Hierarchical Disentanglement-Alignment Network for Robust SAR Vehicle Recognition
Weijie Li, Wei Yang, Wenpeng Zhang, Tianpeng Liu, Yongxiang Liu, Li Liu
TL;DR
This work tackles robust SAR vehicle recognition under diverse operating conditions and limited data by introducing HDANet, a three-module framework that jointly disentangles target features from clutter and aligns domain-invariant representations. It leverages domain data generation via three augmentations, multitask-assisted mask disentanglement to emphasize target regions, and capsule-based domain alignment with a SimSiam-inspired contrastive loss. Extensive experiments on the MSTAR dataset across SOC and nine EOCs demonstrate state-of-the-art robustness and effective clutter suppression, with ablations confirming each component’s contribution. The findings highlight the potential of combining targeted feature disentanglement with domain-aware alignment to enable reliable SAR ATR in open-world settings, and point to future self-supervised strategies to address data scarcity.
Abstract
Vehicle recognition is a fundamental problem in SAR image interpretation.
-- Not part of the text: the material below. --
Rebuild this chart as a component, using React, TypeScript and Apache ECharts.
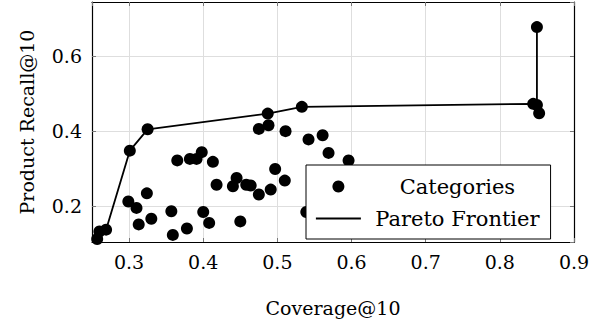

However, robustly recognizing vehicle targets is a challenging task in SAR due to the large intraclass variations and small interclass variations. Additionally, the lack of large datasets further complicates the task. Inspired by the analysis of target signature variations and deep learning explainability, this paper proposes a novel domain alignment framework named the Hierarchical Disentanglement-Alignment Network (HDANet) to achieve robustness under various operating conditions. Concisely, HDANet integrates feature disentanglement and alignment into a unified framework with three modules: domain data generation, multitask-assisted mask disentanglement, and domain alignment of target features. The first module generates diverse data for alignment, and three simple but effective data augmentation methods are designed to simulate target signature variations. The second module disentangles the target features from background clutter using the multitask-assisted mask to prevent clutter from interfering with subsequent alignment. The third module employs a contrastive loss for domain alignment to extract robust target features from generated diverse data and disentangled features. Lastly, the proposed method demonstrates impressive robustness across nine operating conditions in the MSTAR dataset, and extensive qualitative and quantitative analyses validate the effectiveness of our framework.